A common refrain on campuses today is that students are likely to self-censor their views and ideas. Looking at the data, this is an experience shared by nearly all students and amongst almost all races.
In 2016, when students were asked about the security of their freedom of speech, almost three-quarters (73%) felt secure in their First Amendment right, according to a Knight Foundation study. In 2021, that number declined to 47%. During that time, nearly two-thirds (65%) of students felt their school stifles free expression, up from 54% in 2016.
There is a rampant culture of self-censorship. As a professor, I see this all the time in class and during campus events; students anxiously want to ask questions or make particular points but opt to say nothing instead.
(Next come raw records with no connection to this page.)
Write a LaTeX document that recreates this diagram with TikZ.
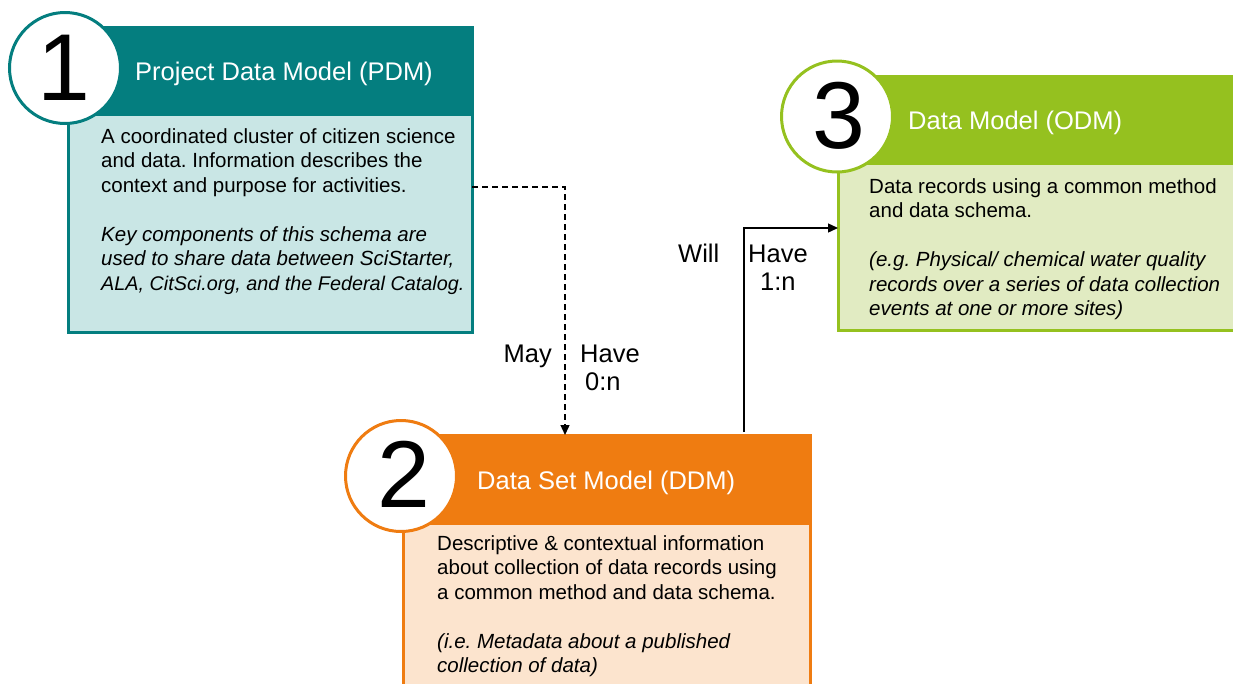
\documentclass[tikz,border=0pt]{standalone}
\usepackage{fontspec}
\setmainfont{Liberation Sans}
\usetikzlibrary{arrows.meta}
\definecolor{tealD}{HTML}{047E7F}
\definecolor{tealL}{HTML}{C9E6E5}
\definecolor{orgD}{HTML}{EF7C11}
\definecolor{orgL}{HTML}{FCE4CE}
\definecolor{grnD}{HTML}{95C11F}
\definecolor{grnL}{HTML}{E1EBC2}
\tikzset{
  bodybox/.style={anchor=north west, inner sep=0pt, outer sep=0pt, line width=3pt},
  headbox/.style={anchor=north west, inner sep=0pt, outer sep=0pt, line width=3pt},
  numcirc/.style={circle, fill=white, line width=3pt, minimum size=111pt, inner sep=0pt},
  digit/.style={anchor=base, inner sep=0pt, font=\fontsize{95}{100}\selectfont},
  titletext/.style={anchor=base west, inner sep=0pt, text=white, font=\fontsize{25.5}{30}\selectfont},
  bodytext/.style={anchor=north west, inner sep=0pt, align=left, font=\fontsize{20.5}{24.5}\selectfont\frenchspacing},
  lab/.style={inner sep=0pt, font=\fontsize{25.5}{30}\selectfont},
  conn/.style={line width=1.3pt, -{Triangle[length=10pt,width=9pt]}},
  dashconn/.style={conn, dash pattern=on 6pt off 4pt}
}
\begin{document}
\begin{tikzpicture}[x=1pt,y=-1pt]
\useasboundingbox (0,0) rectangle (1233,683);
\clip (0,0) rectangle (1233,683);
\fill[white] (0,0) rectangle (1233,683);
% Box 1
\node[bodybox, draw=tealD, fill=tealL, minimum width=404pt, minimum height=305pt] (b1) at (68,27) {};
\node[headbox, draw=tealD, fill=tealD, minimum width=404pt, minimum height=87pt] (h1) at (68,27) {};
\node[numcirc, draw=tealD] (c1) at (65,68) {};
\node[digit] (d1) at (63.5,100) {1};
\node[titletext] (t1) at (135,80) {Project Data Model (PDM)};
\node[bodytext] (x1) at (101,128) {A coordinated cluster of citizen science\\
and data. Information describes the\\
context and purpose for activities.\\[24.5pt]
\itshape Key components of this schema are\\
\itshape used to share data between SciStarter,\\
\itshape\fontsize{19.8}{24.5}\selectfont ALA, CitSci.org, and the Federal Catalog.};
% Box 3
\node[bodybox, draw=grnD, fill=grnL, minimum width=407pt, minimum height=254pt] (b3) at (838,76) {};
\node[headbox, draw=grnD, fill=grnD, minimum width=407pt, minimum height=87pt] (h3) at (838,76) {};
\node[numcirc, draw=grnD] (c3) at (837,116.5) {};
\node[digit] (d3) at (838.5,148) {3};
\node[titletext] (t3) at (908,129) {Data Model (ODM)};
\node[bodytext] (x3) at (869,178) {Data records using a common method\\
and data schema.\\[24.5pt]
\itshape (e.g. Physical/ chemical water quality\\
\itshape records over a series of data collection\\
\itshape events at one or more sites)};
% Box 2
\node[bodybox, draw=orgD, fill=orgL, minimum width=407pt, minimum height=270pt] (b2) at (403,435) {};
\node[headbox, draw=orgD, fill=orgD, minimum width=407pt, minimum height=88pt] (h2) at (403,435) {};
\node[numcirc, draw=orgD] (c2) at (401,476) {};
\node[digit] (d2) at (404,507) {2};
\node[titletext] (t2) at (477,489) {Data Set Model (DDM)};
\node[bodytext] (x2) at (437,535) {Descriptive \& contextual information\\
about collection of data records using\\
a common method and data schema.\\[24.5pt]
\itshape (i.e. Metadata about a published\\
\itshape collection of data)};
% Connectors
\draw[dashconn] ([yshift=-7.5pt]b1.east) -| ([xshift=-41.5pt]h2.north);
\draw[conn] ([xshift=137.5pt,yshift=3pt]h2.north) |- ([yshift=-25pt]b3.west);
% Labels
\node[lab, anchor=base east] (may) at (552,362) {May};
\node[lab, anchor=base west] (have1) at (580,362) {Have};
\node[lab, anchor=base west] (card1) at (585,390) {0:n};
\node[lab, anchor=base west] (will) at (678,262) {Will};
\node[lab, anchor=base west] (have2) at (748,262) {Have};
\node[lab, anchor=base west] (card2) at (760,290) {1:n};
\end{tikzpicture}
\end{document}
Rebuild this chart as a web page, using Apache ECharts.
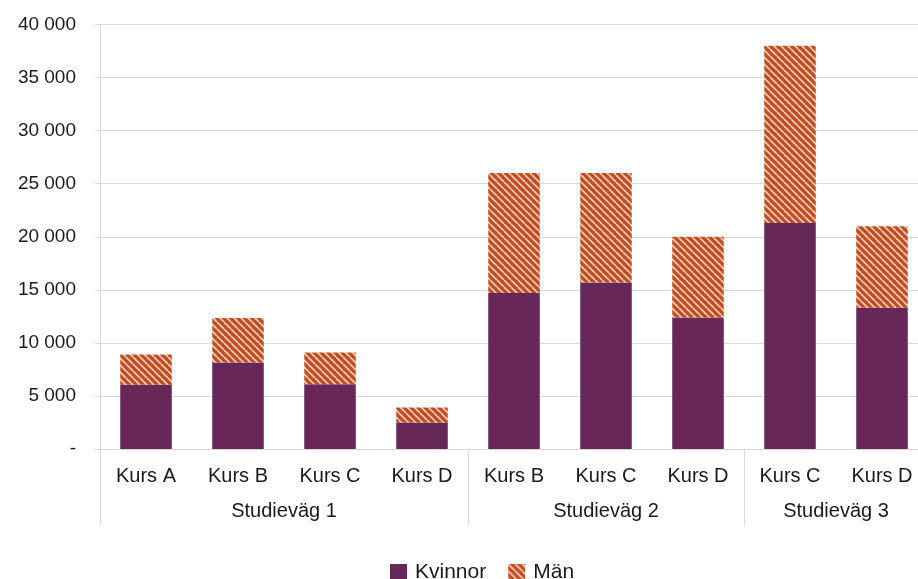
<!DOCTYPE html>
<html>
<head>
<meta charset="utf-8">
<script src="https://cdn.jsdelivr.net/npm/echarts@6/dist/echarts.min.js"></script>
<style>
html,body{margin:0;padding:0;background:#fff;overflow:hidden;width:918px;height:579px;}
#chart{width:928px;height:579px;}
</style>
</head>
<body>
<div id="chart"></div>
<script>
const courses = ['Kurs A','Kurs B','Kurs C','Kurs D','Kurs B','Kurs C','Kurs D','Kurs C','Kurs D'];
const groups = ['Studieväg 1','Studieväg 2','Studieväg 3'];
const groupSizes = [4,3,2];
const kvinnor = [6050, 8150, 6100, 2500, 14700, 15700, 12400, 21300, 13300];
const man = [2850, 4200, 3000, 1400, 11300, 10300, 7600, 16700, 7700];
const yTicks = [0,5000,10000,15000,20000,25000,30000,35000,40000];

// group boundaries and centers derived from group sizes
const bounds = [0];
groupSizes.forEach(s => bounds.push(bounds[bounds.length-1] + s));
const centers = groupSizes.map((s,i) => bounds[i] + s/2);

function hatch() {
  const c = document.createElement('canvas');
  const n = 7;
  c.width = n; c.height = n;
  const g = c.getContext('2d');
  g.fillStyle = '#c24d20';
  g.fillRect(0,0,n,n);
  g.strokeStyle = '#f2d0bf';
  g.lineWidth = 1.6;
  [-n,0,n].forEach(o => {
    g.beginPath(); g.moveTo(o,0); g.lineTo(o+n,n); g.stroke();
  });
  return c;
}

const chart = echarts.init(document.getElementById('chart'));
const font = 'Liberation Sans, Arial, sans-serif';
chart.setOption({
  animation:false,
  textStyle:{fontFamily:font},
  grid:{left:100, right:0, top:24.5, bottom:130},
  legend:{
    left:385, top:557, itemWidth:17, itemHeight:17, itemGap:22,
    icon:'rect',
    textStyle:{fontSize:21, color:'#1a1a1a', fontFamily:font, padding:[0,0,0,3]},
    data:['Kvinnor','Män']
  },
  xAxis:[{
    type:'category', data:courses,
    axisLine:{lineStyle:{color:'#d9d9d9', width:1}},
    axisTick:{show:false},
    axisLabel:{fontSize:20, color:'#1a1a1a', margin:17, interval:0}
  },{
    type:'value', position:'bottom', min:0, max:bounds[bounds.length-1],
    axisLine:{show:false},
    splitLine:{show:false},
    axisTick:{show:true, customValues:bounds, length:76, lineStyle:{color:'#d9d9d9', width:1}},
    axisLabel:{customValues:centers, fontSize:20, color:'#1a1a1a', margin:52,
      formatter:(v)=>{ const i = centers.indexOf(v); return i>=0 ? groups[i] : ''; }}
  }],
  yAxis:{
    type:'value', min:yTicks[0], max:yTicks[yTicks.length-1], interval:5000,
    axisLine:{show:true, lineStyle:{color:'#d9d9d9', width:1}},
    axisTick:{show:true, length:5, lineStyle:{color:'#d9d9d9'}},
    splitLine:{lineStyle:{color:'#d9d9d9', width:1}},
    axisLabel:{fontSize:19, color:'#1a1a1a', margin:24,
      formatter:(v)=> v===0 ? '-' : String(v).replace(/\B(?=(\d{3})+(?!\d))/g,' ')}
  },
  series:[{
    name:'Kvinnor', type:'bar', stack:'s', data:kvinnor, barWidth:'56%',
    itemStyle:{color:'#672759'}
  },{
    name:'Män', type:'bar', stack:'s', data:man, barWidth:'56%',
    itemStyle:{color:{image:hatch(), repeat:'repeat'}}
  }]
});
</script>
</body>
</html>
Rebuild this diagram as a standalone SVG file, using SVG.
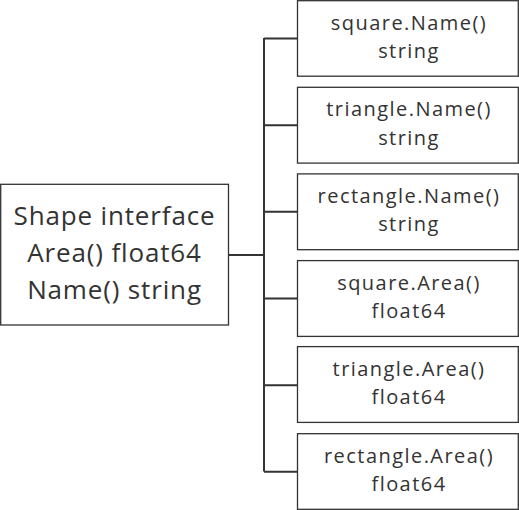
<svg xmlns="http://www.w3.org/2000/svg" width="519" height="510" viewBox="0 0 519 510">
<style>
.box{fill:#fff;stroke:#333;stroke-width:1.3}
.lbl{font-family:"Open Sans","DejaVu Sans",sans-serif;fill:#333;text-anchor:middle}
.big{font-size:26px;letter-spacing:0.85px}
.sm{font-size:20px;letter-spacing:1.45px}
.con{fill:none;stroke:#333;stroke-width:2}
</style>
<rect width="519" height="510" fill="#fff"/>
<g id="connectors">
<path class="con" d="M228.5 255H264M264 38V471.5M264 38.5H297.5M264 125.2H297.5M264 211.8H297.5M264 298.5H297.5M264 385.2H297.5M264 471.8H297.5"/>
</g>
<g id="shape">
<rect class="box" x="0.7" y="184.3" width="227.8" height="140.7"/>
<text class="lbl big" x="114.5" y="225">Shape interface</text>
<text class="lbl big" x="114.5" y="262">Area() float64</text>
<text class="lbl big" x="114.5" y="299">Name() string</text>
</g>
<g id="squareName">
<rect class="box" x="297.5" y="0.7" width="220.8" height="75.5"/>
<text class="lbl sm" x="409" y="29.5">square.Name()</text>
<text class="lbl sm" x="409" y="58">string</text>
</g>
<g id="triangleName">
<rect class="box" x="297.5" y="87.3" width="220.8" height="75.8"/>
<text class="lbl sm" x="409" y="116.2">triangle.Name()</text>
<text class="lbl sm" x="409" y="144.7">string</text>
</g>
<g id="rectangleName">
<rect class="box" x="297.5" y="173.9" width="220.8" height="75.8"/>
<text class="lbl sm" x="409" y="202.8">rectangle.Name()</text>
<text class="lbl sm" x="409" y="231.3">string</text>
</g>
<g id="squareArea">
<rect class="box" x="297.5" y="260.6" width="220.8" height="75.8"/>
<text class="lbl sm" x="409" y="289.5">square.Area()</text>
<text class="lbl sm" x="409" y="318">float64</text>
</g>
<g id="triangleArea">
<rect class="box" x="297.5" y="346.6" width="220.8" height="75.8"/>
<text class="lbl sm" x="409" y="375.5">triangle.Area()</text>
<text class="lbl sm" x="409" y="404">float64</text>
</g>
<g id="rectangleArea">
<rect class="box" x="297.5" y="433.7" width="220.8" height="75.6"/>
<text class="lbl sm" x="409" y="462.6">rectangle.Area()</text>
<text class="lbl sm" x="409" y="491.1">float64</text>
</g>
</svg>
Data from the Foundation for Individual Rights and Expression (FIRE)’s new study of almost 45,000 currently enrolled students at more than 200 colleges and universities around the nation provides a deeper look at how students think about self-censorship. Disturbingly, the desire to silence dissent is not only widespread, but also far too common across all racial and ethnic groups.
Some claim that speech codes and other restrictions on free expression on campus are necessary because free speech, as currently defined, effectively silences minority groups. They say as a corrective, it’s important to be far more sensitive to the harm that words can do — creating safe spaces and, in some cases, silencing controversial speakers.
But data from FIRE shows that the racial differences between how young people perceive campus climates is minimal. Fifty-six percent of Black students report that they limit what they say out of concern for reactions — a number far too high. Fifty percent of Hispanic students, 56% of Asian students, and 54% of white students report doing the exact same thing.